Start of PROVIDED ENTRIES

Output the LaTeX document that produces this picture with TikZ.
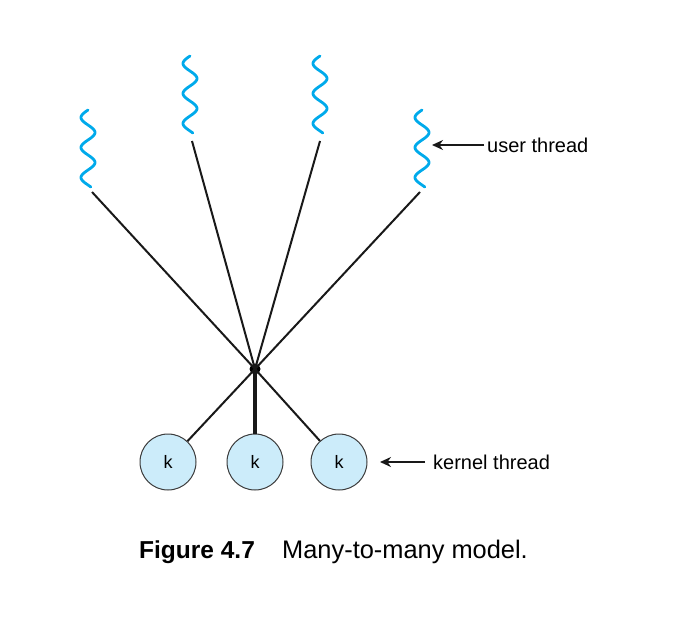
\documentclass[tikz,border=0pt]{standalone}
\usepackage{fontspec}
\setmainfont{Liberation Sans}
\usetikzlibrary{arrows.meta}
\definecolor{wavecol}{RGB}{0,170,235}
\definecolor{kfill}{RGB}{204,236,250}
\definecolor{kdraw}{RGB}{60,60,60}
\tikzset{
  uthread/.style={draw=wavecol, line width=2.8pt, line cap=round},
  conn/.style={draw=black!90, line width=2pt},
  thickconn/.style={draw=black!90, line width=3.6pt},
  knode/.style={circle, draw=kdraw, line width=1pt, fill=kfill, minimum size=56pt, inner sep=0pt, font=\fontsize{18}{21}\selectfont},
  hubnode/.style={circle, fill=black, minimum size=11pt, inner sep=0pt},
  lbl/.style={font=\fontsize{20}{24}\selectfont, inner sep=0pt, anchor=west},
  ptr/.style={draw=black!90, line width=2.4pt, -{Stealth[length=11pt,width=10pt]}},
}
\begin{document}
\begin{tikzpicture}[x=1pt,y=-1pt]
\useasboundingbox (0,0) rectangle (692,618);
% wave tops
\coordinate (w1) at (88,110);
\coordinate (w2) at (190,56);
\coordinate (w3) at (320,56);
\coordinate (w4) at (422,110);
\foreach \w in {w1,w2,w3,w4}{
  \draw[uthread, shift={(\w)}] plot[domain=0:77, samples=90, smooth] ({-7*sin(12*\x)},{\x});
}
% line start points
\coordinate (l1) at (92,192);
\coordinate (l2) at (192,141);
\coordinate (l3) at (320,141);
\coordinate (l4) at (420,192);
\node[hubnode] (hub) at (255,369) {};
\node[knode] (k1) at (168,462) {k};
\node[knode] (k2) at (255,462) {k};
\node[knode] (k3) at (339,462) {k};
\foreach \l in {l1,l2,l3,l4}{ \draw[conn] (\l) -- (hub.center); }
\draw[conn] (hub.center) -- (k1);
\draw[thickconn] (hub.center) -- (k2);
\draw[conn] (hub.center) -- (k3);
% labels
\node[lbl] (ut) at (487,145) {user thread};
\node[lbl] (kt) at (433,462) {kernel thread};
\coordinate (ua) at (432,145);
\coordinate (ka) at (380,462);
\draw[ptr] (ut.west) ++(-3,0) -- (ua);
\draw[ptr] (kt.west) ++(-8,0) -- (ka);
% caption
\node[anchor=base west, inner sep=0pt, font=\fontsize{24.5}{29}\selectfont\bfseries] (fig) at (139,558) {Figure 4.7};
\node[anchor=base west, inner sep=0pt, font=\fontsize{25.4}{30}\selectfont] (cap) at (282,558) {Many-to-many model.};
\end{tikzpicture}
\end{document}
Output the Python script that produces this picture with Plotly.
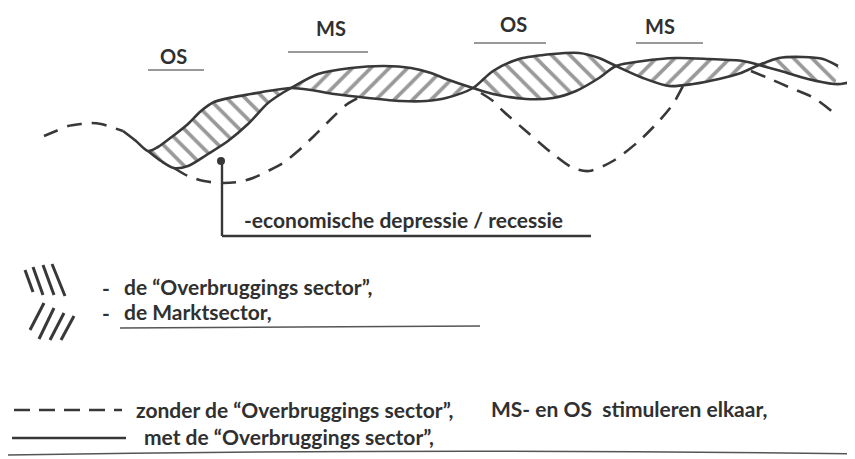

End of PROVIDED ENTRIES

> [STATED TASK] From start to finish, output the listing exactly, but omit its pictures.

> [OUTPUT OF THE TASK]
Output the LaTeX document that produces this picture with TikZ.
\documentclass[tikz,border=0pt]{standalone}
\usepackage{fontspec}
\setmainfont{Liberation Sans}
\usetikzlibrary{arrows.meta}
\definecolor{wavecol}{RGB}{0,170,235}
\definecolor{kfill}{RGB}{204,236,250}
\definecolor{kdraw}{RGB}{60,60,60}
\tikzset{
  uthread/.style={draw=wavecol, line width=2.8pt, line cap=round},
  conn/.style={draw=black!90, line width=2pt},
  thickconn/.style={draw=black!90, line width=3.6pt},
  knode/.style={circle, draw=kdraw, line width=1pt, fill=kfill, minimum size=56pt, inner sep=0pt, font=\fontsize{18}{21}\selectfont},
  hubnode/.style={circle, fill=black, minimum size=11pt, inner sep=0pt},
  lbl/.style={font=\fontsize{20}{24}\selectfont, inner sep=0pt, anchor=west},
  ptr/.style={draw=black!90, line width=2.4pt, -{Stealth[length=11pt,width=10pt]}},
}
\begin{document}
\begin{tikzpicture}[x=1pt,y=-1pt]
\useasboundingbox (0,0) rectangle (692,618);
% wave tops
\coordinate (w1) at (88,110);
\coordinate (w2) at (190,56);
\coordinate (w3) at (320,56);
\coordinate (w4) at (422,110);
\foreach \w in {w1,w2,w3,w4}{
  \draw[uthread, shift={(\w)}] plot[domain=0:77, samples=90, smooth] ({-7*sin(12*\x)},{\x});
}
% line start points
\coordinate (l1) at (92,192);
\coordinate (l2) at (192,141);
\coordinate (l3) at (320,141);
\coordinate (l4) at (420,192);
\node[hubnode] (hub) at (255,369) {};
\node[knode] (k1) at (168,462) {k};
\node[knode] (k2) at (255,462) {k};
\node[knode] (k3) at (339,462) {k};
\foreach \l in {l1,l2,l3,l4}{ \draw[conn] (\l) -- (hub.center); }
\draw[conn] (hub.center) -- (k1);
\draw[thickconn] (hub.center) -- (k2);
\draw[conn] (hub.center) -- (k3);
% labels
\node[lbl] (ut) at (487,145) {user thread};
\node[lbl] (kt) at (433,462) {kernel thread};
\coordinate (ua) at (432,145);
\coordinate (ka) at (380,462);
\draw[ptr] (ut.west) ++(-3,0) -- (ua);
\draw[ptr] (kt.west) ++(-8,0) -- (ka);
% caption
\node[anchor=base west, inner sep=0pt, font=\fontsize{24.5}{29}\selectfont\bfseries] (fig) at (139,558) {Figure 4.7};
\node[anchor=base west, inner sep=0pt, font=\fontsize{25.4}{30}\selectfont] (cap) at (282,558) {Many-to-many model.};
\end{tikzpicture}
\end{document}
Output the Python script that produces this picture with Plotly.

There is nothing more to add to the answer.